PROBLEM REQUIREMENTS:
Your task is to filter the data below down to the lines holding "with".

********************

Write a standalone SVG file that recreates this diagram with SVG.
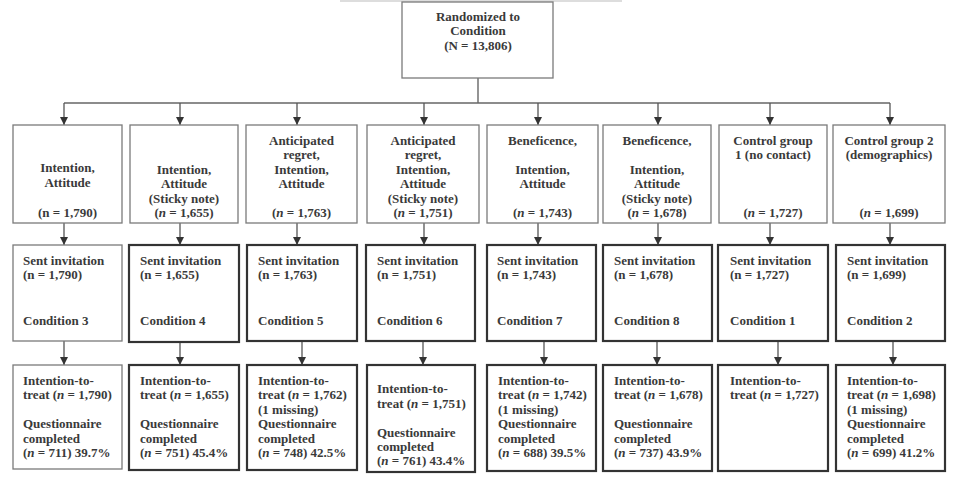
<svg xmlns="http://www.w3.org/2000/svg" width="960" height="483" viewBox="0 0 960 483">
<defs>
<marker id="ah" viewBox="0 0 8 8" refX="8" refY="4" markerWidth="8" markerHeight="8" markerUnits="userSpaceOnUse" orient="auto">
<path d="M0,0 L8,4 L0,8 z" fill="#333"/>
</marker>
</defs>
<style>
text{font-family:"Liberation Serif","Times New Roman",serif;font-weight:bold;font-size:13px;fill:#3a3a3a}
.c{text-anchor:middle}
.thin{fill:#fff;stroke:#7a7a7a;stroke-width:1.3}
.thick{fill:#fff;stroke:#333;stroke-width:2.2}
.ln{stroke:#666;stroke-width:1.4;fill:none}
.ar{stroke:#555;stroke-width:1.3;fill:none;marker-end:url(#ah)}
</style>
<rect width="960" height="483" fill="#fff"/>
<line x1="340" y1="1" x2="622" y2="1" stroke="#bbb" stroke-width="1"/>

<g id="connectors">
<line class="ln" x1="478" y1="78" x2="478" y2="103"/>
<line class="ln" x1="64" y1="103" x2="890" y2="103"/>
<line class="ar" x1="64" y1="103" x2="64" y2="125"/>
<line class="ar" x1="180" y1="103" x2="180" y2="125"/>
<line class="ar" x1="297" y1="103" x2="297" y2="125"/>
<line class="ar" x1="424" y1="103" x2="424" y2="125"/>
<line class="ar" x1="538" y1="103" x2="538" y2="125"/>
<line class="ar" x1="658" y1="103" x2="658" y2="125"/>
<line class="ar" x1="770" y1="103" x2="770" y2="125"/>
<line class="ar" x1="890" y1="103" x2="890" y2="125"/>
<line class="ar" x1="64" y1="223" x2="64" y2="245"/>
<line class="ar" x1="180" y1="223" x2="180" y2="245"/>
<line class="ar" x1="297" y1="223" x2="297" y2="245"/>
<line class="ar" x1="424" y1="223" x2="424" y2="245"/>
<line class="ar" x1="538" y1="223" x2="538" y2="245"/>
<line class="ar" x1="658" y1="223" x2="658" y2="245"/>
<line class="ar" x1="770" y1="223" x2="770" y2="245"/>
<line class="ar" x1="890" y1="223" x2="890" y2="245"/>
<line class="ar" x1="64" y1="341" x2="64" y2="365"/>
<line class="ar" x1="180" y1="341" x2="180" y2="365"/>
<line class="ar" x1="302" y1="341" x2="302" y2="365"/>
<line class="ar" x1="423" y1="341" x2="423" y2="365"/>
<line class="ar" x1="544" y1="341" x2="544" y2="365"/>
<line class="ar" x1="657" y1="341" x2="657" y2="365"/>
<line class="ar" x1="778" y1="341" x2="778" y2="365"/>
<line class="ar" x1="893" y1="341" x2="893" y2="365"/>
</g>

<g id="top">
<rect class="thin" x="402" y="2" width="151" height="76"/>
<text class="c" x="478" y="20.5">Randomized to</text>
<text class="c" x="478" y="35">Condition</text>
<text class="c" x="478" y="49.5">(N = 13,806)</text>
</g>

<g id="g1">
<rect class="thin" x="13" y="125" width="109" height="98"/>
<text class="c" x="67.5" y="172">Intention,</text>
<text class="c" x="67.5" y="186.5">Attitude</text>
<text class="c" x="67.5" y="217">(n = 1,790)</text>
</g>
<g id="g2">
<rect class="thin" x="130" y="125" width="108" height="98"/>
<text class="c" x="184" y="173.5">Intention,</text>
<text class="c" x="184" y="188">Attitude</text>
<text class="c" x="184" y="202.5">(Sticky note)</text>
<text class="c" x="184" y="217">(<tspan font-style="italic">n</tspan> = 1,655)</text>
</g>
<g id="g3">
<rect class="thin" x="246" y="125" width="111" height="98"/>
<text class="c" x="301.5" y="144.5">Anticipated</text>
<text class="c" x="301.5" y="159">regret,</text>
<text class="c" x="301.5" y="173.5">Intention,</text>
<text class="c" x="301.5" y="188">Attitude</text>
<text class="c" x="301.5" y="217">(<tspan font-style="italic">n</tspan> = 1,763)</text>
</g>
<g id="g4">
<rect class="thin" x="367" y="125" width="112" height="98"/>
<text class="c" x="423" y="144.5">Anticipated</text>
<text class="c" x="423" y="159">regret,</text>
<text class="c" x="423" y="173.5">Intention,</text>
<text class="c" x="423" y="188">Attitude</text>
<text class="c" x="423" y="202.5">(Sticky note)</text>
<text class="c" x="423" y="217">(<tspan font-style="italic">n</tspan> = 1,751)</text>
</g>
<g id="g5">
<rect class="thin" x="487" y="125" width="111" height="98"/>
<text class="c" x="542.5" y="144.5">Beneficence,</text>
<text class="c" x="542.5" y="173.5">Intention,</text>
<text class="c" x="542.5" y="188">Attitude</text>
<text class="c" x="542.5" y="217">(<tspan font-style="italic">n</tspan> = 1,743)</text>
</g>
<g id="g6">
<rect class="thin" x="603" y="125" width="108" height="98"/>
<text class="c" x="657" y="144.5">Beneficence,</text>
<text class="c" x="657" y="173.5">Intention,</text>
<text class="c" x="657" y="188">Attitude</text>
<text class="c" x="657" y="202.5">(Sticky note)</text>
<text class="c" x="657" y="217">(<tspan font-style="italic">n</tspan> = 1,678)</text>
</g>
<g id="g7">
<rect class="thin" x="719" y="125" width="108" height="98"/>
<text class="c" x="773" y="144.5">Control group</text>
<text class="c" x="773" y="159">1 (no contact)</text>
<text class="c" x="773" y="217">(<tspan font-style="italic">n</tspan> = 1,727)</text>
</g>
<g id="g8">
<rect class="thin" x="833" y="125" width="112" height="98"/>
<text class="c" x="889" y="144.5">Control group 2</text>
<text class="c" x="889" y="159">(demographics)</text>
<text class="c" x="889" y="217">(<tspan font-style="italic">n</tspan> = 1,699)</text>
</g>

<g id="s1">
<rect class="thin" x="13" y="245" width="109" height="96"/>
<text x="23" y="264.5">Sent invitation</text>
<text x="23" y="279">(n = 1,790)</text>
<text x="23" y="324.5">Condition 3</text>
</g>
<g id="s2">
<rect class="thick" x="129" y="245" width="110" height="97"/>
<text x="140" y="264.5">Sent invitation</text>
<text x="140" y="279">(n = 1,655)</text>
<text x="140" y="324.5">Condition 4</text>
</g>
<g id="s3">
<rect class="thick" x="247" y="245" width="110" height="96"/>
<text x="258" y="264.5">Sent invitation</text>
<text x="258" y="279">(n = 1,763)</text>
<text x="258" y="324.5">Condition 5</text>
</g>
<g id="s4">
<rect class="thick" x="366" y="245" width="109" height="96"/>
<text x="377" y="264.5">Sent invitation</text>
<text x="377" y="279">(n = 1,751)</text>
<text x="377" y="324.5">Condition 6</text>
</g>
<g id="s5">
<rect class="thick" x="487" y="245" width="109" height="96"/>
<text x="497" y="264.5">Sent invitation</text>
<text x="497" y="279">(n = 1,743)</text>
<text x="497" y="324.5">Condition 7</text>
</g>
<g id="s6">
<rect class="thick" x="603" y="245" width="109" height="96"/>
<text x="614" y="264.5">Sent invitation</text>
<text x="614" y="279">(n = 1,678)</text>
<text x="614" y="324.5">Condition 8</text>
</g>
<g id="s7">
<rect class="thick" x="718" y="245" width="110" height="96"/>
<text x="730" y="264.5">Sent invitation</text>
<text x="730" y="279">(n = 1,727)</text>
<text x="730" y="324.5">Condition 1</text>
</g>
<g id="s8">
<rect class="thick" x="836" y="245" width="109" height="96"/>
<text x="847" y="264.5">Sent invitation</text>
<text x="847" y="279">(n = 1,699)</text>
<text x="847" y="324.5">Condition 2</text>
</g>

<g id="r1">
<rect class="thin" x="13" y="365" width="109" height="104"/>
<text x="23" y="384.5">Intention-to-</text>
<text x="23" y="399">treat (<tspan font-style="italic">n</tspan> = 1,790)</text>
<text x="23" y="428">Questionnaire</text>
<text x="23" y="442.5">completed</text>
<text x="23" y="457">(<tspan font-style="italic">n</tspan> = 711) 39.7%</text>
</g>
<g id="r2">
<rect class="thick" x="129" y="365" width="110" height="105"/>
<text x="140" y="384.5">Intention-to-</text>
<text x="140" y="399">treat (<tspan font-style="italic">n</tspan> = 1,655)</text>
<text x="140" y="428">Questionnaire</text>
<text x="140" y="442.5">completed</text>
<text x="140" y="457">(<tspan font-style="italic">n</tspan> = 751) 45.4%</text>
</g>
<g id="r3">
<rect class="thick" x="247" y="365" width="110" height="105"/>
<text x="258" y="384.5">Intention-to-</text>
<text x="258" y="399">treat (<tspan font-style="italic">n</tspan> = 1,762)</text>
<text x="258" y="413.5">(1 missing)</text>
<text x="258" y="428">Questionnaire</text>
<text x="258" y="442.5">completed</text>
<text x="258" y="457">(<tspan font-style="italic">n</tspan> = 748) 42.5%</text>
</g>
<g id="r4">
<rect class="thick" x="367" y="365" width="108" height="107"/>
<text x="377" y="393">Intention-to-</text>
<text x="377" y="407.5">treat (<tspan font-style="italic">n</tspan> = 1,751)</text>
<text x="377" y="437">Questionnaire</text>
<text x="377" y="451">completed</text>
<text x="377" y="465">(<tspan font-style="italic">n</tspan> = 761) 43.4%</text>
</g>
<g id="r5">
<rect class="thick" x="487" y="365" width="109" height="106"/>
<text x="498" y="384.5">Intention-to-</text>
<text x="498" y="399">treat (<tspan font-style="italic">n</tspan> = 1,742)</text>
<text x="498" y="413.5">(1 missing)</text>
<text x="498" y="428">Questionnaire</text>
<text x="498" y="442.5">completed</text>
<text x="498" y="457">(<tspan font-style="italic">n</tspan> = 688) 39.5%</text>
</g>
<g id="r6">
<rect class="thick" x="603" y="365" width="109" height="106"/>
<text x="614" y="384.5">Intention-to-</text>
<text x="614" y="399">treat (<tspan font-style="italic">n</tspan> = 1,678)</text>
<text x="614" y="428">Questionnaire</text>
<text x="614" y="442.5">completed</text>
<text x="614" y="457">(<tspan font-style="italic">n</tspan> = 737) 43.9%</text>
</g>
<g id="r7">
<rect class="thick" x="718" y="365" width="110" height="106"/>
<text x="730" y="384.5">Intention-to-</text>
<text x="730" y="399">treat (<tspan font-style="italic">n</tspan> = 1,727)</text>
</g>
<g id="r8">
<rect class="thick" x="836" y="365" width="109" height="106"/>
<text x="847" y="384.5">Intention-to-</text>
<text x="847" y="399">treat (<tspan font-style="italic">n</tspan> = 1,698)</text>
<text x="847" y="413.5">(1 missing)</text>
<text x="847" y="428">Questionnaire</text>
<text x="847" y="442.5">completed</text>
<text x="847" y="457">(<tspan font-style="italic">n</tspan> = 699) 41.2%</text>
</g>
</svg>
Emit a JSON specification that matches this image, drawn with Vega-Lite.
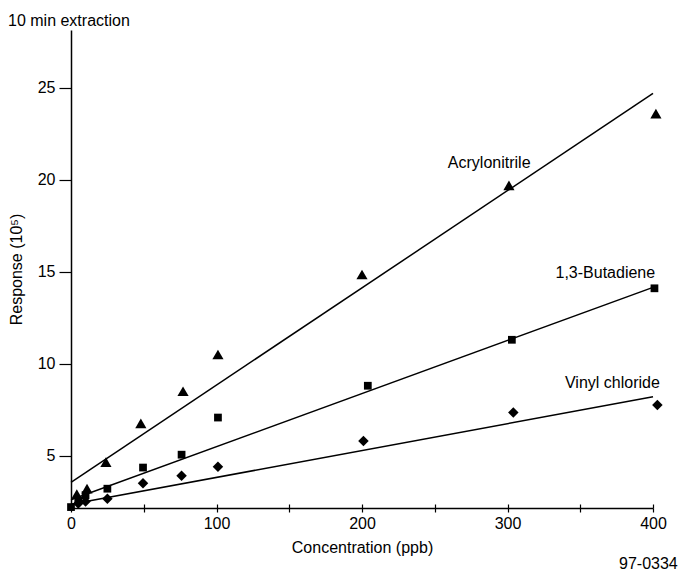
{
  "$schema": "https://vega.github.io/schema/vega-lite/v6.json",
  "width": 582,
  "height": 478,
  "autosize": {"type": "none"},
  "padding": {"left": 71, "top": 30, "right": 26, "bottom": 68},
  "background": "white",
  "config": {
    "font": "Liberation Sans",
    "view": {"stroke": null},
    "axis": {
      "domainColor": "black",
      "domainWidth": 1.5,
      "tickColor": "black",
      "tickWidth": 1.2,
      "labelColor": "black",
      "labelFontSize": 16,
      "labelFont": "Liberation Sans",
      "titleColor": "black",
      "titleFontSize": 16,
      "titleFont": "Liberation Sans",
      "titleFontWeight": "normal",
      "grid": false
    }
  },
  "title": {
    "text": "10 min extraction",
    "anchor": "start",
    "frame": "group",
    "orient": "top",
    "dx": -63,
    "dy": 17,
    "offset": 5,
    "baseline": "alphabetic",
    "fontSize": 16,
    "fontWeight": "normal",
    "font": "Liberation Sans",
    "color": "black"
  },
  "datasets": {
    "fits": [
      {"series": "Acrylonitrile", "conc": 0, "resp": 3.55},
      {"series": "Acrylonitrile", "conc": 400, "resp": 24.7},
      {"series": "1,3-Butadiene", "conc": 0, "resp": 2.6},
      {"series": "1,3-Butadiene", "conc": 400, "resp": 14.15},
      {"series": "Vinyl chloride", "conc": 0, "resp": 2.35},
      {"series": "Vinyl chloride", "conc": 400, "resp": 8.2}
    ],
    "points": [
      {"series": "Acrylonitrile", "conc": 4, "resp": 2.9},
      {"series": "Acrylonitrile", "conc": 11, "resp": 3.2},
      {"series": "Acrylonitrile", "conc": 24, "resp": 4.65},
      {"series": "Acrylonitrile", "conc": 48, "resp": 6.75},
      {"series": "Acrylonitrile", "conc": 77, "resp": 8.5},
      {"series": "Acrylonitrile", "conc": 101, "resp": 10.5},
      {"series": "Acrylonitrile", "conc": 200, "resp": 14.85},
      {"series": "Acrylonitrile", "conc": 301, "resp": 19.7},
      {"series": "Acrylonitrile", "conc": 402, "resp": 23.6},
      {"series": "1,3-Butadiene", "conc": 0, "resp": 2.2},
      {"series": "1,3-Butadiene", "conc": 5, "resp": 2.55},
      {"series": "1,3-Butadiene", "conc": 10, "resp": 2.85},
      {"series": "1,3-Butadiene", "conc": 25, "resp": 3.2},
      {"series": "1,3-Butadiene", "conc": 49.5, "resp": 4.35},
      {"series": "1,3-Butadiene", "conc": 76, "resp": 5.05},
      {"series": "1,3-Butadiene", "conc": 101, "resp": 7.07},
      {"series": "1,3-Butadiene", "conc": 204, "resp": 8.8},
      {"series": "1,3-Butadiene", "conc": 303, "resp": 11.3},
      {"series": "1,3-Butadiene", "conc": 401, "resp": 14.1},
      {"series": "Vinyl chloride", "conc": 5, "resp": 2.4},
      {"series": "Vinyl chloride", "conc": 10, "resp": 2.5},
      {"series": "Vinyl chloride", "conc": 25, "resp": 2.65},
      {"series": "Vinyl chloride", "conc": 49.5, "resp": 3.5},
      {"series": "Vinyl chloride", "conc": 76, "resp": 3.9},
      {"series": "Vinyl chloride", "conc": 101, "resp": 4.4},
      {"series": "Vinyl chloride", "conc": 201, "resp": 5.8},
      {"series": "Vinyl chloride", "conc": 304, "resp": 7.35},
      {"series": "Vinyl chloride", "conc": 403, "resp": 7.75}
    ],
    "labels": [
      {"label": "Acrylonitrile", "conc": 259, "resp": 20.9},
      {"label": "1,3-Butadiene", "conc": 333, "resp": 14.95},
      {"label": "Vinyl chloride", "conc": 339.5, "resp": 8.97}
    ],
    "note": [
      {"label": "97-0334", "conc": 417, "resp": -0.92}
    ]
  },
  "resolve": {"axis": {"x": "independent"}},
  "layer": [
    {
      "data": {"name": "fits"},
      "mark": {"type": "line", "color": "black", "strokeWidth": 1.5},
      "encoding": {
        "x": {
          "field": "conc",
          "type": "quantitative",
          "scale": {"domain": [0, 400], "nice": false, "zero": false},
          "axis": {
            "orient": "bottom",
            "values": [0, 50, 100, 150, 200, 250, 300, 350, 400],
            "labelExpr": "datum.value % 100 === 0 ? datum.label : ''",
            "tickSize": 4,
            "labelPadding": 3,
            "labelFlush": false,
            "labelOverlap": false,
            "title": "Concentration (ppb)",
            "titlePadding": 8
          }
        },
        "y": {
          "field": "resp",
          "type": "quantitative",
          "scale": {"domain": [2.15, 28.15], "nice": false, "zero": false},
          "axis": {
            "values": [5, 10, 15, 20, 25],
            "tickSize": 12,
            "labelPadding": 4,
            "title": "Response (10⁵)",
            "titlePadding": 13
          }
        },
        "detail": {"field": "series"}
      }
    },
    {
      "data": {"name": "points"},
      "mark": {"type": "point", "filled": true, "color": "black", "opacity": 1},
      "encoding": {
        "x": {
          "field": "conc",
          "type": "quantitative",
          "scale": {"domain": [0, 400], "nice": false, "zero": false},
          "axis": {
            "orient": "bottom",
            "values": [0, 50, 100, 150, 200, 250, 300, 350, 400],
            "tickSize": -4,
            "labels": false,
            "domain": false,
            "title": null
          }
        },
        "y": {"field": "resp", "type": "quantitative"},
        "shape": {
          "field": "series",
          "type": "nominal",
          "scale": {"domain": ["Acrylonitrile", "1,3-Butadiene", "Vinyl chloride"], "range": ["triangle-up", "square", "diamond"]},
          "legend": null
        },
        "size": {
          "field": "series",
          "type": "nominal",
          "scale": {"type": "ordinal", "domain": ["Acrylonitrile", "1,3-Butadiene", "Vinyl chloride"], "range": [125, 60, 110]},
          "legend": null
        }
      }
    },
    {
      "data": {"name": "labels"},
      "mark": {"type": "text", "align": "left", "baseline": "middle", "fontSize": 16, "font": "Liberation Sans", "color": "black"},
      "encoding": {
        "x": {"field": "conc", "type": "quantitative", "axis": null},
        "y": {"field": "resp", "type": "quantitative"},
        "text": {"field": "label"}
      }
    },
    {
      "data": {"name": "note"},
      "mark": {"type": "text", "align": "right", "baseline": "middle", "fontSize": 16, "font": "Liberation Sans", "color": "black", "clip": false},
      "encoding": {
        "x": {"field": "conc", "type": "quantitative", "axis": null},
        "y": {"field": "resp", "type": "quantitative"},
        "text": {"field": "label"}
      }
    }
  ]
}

********************

REPLY:
Write a standalone SVG file that recreates this diagram with SVG.
Emit a JSON specification that matches this image, drawn with Vega-Lite.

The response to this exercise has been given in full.